Я не выпускаю Лулу и говорю, смеясь сквозь слезы:

— Вот вам моя щека, дорогой Александр Викентьевич, поцелуйте меня, я так рада вас видеть! Он смеясь целует меня.

— Поцелуйте и вы меня, Эдгар, — говорю я Старку, — и дадим слово не браниться во время моего пребывания у вас.

Он едва касается губами моей щеки и спрашивает:

— Где же ваши вещи, Татьяна Александровна?

— Ах да, вещи! Они там, в вагоне, — машу я неопределенно рукой и опять заключаю в объятия мое сокровище.


За завтраком я тоже не могу оторваться от Лулу.

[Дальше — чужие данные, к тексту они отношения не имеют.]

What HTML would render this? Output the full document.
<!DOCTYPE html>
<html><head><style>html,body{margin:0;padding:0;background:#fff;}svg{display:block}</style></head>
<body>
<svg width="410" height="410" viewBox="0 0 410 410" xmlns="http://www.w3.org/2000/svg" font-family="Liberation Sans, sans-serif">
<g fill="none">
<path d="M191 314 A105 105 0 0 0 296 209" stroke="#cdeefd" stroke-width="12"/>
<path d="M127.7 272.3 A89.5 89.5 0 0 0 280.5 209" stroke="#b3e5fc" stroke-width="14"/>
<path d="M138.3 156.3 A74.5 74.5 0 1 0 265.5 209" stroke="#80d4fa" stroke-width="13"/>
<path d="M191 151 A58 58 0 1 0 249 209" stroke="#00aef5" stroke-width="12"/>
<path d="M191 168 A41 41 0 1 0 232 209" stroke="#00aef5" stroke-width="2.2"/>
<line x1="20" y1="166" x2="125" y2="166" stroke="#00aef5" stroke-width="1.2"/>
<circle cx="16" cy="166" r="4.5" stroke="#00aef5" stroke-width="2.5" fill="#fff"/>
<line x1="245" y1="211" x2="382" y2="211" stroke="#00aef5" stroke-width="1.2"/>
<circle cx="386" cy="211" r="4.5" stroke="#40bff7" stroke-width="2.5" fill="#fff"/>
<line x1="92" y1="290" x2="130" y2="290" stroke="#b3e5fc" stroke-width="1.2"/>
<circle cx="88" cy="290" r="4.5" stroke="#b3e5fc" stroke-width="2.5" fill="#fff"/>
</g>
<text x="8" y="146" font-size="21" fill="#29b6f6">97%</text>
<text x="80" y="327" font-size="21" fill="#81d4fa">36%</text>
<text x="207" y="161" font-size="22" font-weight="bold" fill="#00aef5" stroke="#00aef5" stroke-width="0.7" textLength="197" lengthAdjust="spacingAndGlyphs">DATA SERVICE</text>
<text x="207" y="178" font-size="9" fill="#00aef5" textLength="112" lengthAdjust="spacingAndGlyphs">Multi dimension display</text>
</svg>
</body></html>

— Вы оба не едите и только целуетесь, — говорит Старк с улыбкой, — я вас рассажу.

— О, нет, нет, папа, я ем, все ем, — и маленькая ручка крепко цепляется за меня.

— И я ем, ем, все ем! — вторю я. — А после завтрака мы откроем сундук и посмотрим, что там есть. Что бы тебе больше всего хотелось? — спрашиваю я, зная, что ему хотелось большого парохода, который можно пускать в бассейн. — Ну скажи-ка?

— Чтобы ты приехала.

— А потом?

— Санки.

— Но теперь лето.

— Ах, да! Ну, живую лошадь, На моем лице отражается такое огорчение, что я не могу вот сейчас вынуть моему сынишке живую лошадь из чемодана, что Латчинов и Старк смеются, глядя на меня.

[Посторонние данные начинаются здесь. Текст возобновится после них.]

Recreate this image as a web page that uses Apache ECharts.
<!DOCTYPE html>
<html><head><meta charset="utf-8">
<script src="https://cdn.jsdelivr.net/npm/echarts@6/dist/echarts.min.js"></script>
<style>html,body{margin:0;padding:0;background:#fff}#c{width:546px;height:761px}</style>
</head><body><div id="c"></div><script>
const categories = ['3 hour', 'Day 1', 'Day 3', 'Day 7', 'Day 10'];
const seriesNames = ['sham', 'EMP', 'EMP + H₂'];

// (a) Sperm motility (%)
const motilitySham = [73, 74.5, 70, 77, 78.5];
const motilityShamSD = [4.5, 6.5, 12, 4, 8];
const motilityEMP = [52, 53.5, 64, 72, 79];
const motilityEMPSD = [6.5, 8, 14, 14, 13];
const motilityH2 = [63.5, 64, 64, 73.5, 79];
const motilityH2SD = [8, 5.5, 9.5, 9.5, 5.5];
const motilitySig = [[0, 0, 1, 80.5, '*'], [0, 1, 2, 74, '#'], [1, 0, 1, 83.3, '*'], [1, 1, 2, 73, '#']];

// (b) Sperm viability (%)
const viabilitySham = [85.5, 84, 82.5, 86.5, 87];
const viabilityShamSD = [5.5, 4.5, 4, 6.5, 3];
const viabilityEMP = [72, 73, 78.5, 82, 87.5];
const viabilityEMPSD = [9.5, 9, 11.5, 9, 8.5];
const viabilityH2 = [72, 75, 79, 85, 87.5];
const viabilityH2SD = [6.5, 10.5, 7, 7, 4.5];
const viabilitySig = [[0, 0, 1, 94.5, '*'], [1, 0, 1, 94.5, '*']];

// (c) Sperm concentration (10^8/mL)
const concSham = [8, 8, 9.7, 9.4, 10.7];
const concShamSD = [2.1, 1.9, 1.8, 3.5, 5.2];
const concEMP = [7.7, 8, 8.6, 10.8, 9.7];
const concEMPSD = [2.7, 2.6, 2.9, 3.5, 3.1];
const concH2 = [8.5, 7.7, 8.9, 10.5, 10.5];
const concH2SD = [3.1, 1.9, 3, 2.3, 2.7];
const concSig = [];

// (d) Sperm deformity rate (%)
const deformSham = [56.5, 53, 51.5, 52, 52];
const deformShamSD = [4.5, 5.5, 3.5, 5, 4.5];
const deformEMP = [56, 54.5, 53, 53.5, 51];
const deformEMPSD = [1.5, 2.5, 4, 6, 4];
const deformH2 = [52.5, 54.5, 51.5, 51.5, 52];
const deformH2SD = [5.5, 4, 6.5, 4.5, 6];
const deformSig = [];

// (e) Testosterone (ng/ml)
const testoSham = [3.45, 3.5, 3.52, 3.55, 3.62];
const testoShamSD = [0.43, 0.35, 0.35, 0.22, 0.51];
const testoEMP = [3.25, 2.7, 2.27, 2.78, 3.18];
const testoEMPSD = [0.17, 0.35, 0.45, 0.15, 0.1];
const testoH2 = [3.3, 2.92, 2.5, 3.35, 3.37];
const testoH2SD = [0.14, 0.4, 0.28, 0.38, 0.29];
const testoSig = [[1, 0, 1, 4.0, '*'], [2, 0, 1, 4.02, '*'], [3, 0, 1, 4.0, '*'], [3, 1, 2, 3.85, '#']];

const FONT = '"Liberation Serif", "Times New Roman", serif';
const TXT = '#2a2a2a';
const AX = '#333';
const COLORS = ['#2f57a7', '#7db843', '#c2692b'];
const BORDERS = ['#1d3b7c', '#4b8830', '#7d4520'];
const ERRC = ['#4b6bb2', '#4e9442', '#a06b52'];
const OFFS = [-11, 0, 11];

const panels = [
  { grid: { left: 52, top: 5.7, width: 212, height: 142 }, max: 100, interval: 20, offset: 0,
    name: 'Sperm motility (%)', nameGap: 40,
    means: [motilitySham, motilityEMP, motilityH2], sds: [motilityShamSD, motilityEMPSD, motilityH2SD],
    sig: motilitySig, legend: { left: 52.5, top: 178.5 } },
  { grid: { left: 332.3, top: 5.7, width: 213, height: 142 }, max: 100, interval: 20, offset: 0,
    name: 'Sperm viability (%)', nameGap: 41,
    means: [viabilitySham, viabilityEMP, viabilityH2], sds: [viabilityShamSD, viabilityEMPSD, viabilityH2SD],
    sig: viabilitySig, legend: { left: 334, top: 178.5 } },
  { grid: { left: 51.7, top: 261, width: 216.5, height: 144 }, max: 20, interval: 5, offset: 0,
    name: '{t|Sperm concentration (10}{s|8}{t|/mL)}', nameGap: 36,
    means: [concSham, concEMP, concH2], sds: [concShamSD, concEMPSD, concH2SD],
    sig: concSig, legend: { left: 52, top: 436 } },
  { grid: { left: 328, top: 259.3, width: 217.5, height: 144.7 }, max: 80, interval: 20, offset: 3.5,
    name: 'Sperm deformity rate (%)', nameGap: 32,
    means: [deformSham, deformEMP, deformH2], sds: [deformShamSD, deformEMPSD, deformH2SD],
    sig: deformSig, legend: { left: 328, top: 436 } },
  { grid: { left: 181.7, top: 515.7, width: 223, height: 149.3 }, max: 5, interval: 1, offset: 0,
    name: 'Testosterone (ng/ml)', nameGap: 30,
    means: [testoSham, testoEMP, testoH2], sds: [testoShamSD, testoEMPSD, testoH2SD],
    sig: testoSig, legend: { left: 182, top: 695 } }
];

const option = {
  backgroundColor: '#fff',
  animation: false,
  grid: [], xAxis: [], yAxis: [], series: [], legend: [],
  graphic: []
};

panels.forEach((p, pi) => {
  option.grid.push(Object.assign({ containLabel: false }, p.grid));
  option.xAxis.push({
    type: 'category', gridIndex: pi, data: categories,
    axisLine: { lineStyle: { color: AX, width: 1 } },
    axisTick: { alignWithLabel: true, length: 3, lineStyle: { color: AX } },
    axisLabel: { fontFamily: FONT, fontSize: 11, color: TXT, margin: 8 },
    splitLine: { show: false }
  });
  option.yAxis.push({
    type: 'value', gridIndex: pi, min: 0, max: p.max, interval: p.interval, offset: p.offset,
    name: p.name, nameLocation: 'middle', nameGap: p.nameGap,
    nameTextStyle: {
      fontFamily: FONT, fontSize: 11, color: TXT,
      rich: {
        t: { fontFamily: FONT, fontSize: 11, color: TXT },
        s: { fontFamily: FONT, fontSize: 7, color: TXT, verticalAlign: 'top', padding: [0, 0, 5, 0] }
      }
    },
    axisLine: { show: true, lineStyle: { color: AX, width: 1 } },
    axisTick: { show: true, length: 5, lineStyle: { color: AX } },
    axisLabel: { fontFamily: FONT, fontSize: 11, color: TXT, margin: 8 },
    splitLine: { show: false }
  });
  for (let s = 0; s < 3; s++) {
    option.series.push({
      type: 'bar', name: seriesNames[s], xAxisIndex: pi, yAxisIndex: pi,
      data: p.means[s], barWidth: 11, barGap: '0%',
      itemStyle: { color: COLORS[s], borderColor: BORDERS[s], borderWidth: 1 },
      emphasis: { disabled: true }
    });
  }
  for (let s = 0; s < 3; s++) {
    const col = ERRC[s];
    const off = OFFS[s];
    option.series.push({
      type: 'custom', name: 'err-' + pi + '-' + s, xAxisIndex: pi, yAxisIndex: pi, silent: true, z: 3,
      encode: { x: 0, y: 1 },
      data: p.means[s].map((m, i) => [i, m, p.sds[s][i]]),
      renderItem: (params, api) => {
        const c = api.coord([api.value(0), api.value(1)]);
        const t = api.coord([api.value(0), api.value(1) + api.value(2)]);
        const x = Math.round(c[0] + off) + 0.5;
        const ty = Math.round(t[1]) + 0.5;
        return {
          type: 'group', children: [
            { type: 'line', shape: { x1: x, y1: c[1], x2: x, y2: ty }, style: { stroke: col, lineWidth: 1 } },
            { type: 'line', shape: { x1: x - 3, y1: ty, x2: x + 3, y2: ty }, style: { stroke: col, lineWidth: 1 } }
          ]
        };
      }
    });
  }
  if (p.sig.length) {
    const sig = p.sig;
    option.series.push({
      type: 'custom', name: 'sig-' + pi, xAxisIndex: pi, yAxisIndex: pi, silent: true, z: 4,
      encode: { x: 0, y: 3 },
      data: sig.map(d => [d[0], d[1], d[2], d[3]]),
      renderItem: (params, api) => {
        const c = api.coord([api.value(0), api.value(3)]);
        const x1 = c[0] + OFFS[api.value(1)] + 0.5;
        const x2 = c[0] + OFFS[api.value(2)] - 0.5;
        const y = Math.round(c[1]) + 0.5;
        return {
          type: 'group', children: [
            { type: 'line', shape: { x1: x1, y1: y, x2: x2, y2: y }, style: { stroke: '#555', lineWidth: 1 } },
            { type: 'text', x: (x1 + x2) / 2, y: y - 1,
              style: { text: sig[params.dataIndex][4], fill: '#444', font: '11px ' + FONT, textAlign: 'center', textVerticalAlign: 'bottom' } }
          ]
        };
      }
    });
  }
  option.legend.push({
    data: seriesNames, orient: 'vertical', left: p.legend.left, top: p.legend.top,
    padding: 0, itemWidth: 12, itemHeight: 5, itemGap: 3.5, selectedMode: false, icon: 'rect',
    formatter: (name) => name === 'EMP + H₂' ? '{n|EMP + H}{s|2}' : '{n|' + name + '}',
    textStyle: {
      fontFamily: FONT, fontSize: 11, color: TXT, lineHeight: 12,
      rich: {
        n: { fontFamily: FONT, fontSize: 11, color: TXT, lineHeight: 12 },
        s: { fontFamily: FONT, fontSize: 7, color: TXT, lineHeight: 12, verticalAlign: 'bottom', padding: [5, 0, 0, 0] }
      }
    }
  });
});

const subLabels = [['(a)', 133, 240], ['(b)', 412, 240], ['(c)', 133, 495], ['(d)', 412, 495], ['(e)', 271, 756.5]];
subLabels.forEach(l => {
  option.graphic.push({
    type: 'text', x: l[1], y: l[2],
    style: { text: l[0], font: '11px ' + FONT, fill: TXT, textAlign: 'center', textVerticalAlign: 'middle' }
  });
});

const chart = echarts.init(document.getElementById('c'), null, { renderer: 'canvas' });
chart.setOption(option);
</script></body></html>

— Опростоволосились, мамаша. Как это в самом деле вы лошадь-то не привезли? — говорит Васенька.

Васенька после болезни Старка так и не вернулся в Рим, страшно ругает Париж и piccoli francesi[20], но не уезжает обратно.

Я смотрю на Васеньку пристально и с удивлением восклицаю:

— Васенька, да вы похорошели! У вас ужасно элегантный вид!

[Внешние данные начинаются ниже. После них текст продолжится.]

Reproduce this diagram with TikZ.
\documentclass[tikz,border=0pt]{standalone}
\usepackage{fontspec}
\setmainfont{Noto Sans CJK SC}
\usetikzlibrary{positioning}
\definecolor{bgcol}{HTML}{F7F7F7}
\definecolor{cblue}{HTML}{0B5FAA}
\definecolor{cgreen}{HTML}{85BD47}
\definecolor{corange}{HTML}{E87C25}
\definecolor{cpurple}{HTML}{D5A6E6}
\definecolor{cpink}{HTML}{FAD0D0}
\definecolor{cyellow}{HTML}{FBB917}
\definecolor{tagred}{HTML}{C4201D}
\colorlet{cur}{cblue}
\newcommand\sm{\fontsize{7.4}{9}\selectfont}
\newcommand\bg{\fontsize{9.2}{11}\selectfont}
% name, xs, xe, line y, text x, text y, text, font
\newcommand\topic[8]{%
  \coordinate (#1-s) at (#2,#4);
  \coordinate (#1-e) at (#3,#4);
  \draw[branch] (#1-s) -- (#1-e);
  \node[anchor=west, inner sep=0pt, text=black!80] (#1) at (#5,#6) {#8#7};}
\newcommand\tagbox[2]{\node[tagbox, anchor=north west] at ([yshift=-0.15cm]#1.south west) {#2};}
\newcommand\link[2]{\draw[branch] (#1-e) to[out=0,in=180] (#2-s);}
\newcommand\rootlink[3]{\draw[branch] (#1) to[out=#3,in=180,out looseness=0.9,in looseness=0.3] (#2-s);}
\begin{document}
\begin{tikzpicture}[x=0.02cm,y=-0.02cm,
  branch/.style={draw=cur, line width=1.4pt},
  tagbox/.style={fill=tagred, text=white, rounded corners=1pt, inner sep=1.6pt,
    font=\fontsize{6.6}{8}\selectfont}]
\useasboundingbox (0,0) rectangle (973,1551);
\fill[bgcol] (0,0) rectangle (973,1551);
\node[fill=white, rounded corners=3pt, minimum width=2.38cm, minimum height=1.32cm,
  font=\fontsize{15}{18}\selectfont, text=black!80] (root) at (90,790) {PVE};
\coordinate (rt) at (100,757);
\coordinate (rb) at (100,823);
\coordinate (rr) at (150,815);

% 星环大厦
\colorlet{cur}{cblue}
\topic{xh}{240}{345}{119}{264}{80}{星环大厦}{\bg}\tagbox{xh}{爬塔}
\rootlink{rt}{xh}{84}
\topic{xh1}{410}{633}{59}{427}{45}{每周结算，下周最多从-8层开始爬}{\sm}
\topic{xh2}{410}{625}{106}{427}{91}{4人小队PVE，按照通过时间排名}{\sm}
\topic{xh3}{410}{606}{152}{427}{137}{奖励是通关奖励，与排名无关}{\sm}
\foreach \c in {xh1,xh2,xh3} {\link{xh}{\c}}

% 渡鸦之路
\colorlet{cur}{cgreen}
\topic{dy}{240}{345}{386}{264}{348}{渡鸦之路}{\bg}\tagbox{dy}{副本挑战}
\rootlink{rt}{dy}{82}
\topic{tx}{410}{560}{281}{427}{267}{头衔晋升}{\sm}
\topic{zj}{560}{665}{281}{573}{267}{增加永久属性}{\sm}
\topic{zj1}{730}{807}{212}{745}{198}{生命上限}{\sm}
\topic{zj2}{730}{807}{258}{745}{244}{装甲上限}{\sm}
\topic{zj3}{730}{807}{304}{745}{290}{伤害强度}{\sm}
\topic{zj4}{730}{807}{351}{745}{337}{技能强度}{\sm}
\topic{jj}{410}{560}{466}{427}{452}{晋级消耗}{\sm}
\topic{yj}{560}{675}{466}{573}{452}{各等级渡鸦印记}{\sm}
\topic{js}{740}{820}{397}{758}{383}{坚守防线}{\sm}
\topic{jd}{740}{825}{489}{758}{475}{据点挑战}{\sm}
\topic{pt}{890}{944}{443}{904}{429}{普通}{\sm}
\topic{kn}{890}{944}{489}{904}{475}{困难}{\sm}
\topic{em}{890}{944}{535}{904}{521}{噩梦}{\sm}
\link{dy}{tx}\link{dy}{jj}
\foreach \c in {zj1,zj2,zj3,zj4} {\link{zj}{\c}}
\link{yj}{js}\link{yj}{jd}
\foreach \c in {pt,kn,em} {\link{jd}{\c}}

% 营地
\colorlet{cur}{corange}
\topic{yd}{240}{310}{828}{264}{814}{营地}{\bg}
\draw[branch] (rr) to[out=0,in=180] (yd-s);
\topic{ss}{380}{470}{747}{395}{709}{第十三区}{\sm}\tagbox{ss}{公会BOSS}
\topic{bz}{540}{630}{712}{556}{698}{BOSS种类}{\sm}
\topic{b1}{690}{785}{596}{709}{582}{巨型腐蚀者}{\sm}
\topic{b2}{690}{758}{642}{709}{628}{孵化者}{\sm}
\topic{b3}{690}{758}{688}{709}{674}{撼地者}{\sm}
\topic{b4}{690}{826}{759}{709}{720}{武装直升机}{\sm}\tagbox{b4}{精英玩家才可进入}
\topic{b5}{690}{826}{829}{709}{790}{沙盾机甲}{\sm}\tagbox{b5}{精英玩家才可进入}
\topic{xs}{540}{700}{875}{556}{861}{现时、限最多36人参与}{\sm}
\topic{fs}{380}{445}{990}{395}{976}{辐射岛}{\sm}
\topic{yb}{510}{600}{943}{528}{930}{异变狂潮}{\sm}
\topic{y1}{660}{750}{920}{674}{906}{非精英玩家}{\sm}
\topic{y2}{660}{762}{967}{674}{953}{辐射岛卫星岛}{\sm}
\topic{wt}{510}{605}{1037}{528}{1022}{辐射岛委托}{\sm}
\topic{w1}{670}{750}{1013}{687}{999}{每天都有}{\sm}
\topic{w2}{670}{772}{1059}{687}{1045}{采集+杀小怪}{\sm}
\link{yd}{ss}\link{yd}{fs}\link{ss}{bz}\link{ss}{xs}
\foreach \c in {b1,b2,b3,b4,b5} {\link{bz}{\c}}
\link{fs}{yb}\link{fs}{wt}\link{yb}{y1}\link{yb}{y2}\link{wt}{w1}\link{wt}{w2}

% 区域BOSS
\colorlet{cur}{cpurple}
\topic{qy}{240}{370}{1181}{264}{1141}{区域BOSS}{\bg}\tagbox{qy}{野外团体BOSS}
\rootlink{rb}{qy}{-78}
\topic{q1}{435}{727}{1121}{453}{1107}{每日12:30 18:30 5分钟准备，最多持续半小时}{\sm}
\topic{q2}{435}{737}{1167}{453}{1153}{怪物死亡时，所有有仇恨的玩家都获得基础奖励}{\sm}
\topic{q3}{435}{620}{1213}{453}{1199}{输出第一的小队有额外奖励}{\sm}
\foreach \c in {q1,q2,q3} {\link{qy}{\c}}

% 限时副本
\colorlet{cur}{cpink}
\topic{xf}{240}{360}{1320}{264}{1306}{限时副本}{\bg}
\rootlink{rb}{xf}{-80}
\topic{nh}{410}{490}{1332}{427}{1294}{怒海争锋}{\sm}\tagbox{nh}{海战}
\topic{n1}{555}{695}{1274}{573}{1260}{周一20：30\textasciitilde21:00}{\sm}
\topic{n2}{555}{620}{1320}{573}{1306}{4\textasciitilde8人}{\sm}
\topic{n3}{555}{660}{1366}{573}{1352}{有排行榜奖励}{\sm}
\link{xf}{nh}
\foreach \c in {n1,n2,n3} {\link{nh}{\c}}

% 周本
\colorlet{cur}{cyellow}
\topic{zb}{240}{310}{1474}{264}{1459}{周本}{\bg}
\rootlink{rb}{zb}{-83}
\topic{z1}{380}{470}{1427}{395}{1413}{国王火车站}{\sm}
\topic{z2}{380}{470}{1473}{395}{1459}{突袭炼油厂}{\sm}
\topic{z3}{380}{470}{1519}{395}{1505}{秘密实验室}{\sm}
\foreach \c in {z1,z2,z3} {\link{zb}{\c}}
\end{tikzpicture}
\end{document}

Эти годы в Париже он сильно нуждался. Лат-чинов и Старк выдумывали все способы, чтобы помочь ему, но это плохо удавалось. Трудно было заставить его принять эту помощь. Он согласен был только кормиться у Старка.

Васенька смотрит на меня и говорит гордо:

— Это я разбогател теперь.

— Каким образом?

— Зарабатываю много. Деньги некуда девать! Вот сегодня сто франков получил. Не верите? А это что? — И он вытаскивает из кармана скомканный стофранковый билет.

— Что ж, неужели пины и Колизей при лунном свете оценены наконец Парижем?

— Эка захотели! Кто их хочет покупать! Нет, я теперь порнографические картинки рисую.

— Вы?

— А вы что думали! Дама в рубашке пишет письмо! Дама в штанах нюхает розу! Дама без всего идет в ванную, дама… а ну их к черту! Я вот за эту самую компанию сто франков и получил.

— Какая же это порнография!

— А что же это, по-вашему? Для эстетического наслаждения эти дамы рисуются? Так, старичкам на утешение! Леда Микеланджело не порнография, это произведение искусства, А дамы мои — игривый сюжетец.

— И что же, хорошо идут?

— Да куда лучше! Видели, сто франков за четыре штуки!

— Ну, а дамы-то красивы?

— По ихнему, значит, вкусу. Один заказчик мне выговор сделал, что у одной из моих дам шляпа была не модная — на ней одна только шляпа и была. Другой придрался, что таких штанов больше не носят. Ну, я и стал справляться в модных журналах насчет аксессуаров, а потом и лица заодно стал оттуда срисовывать, — Ну, и что же?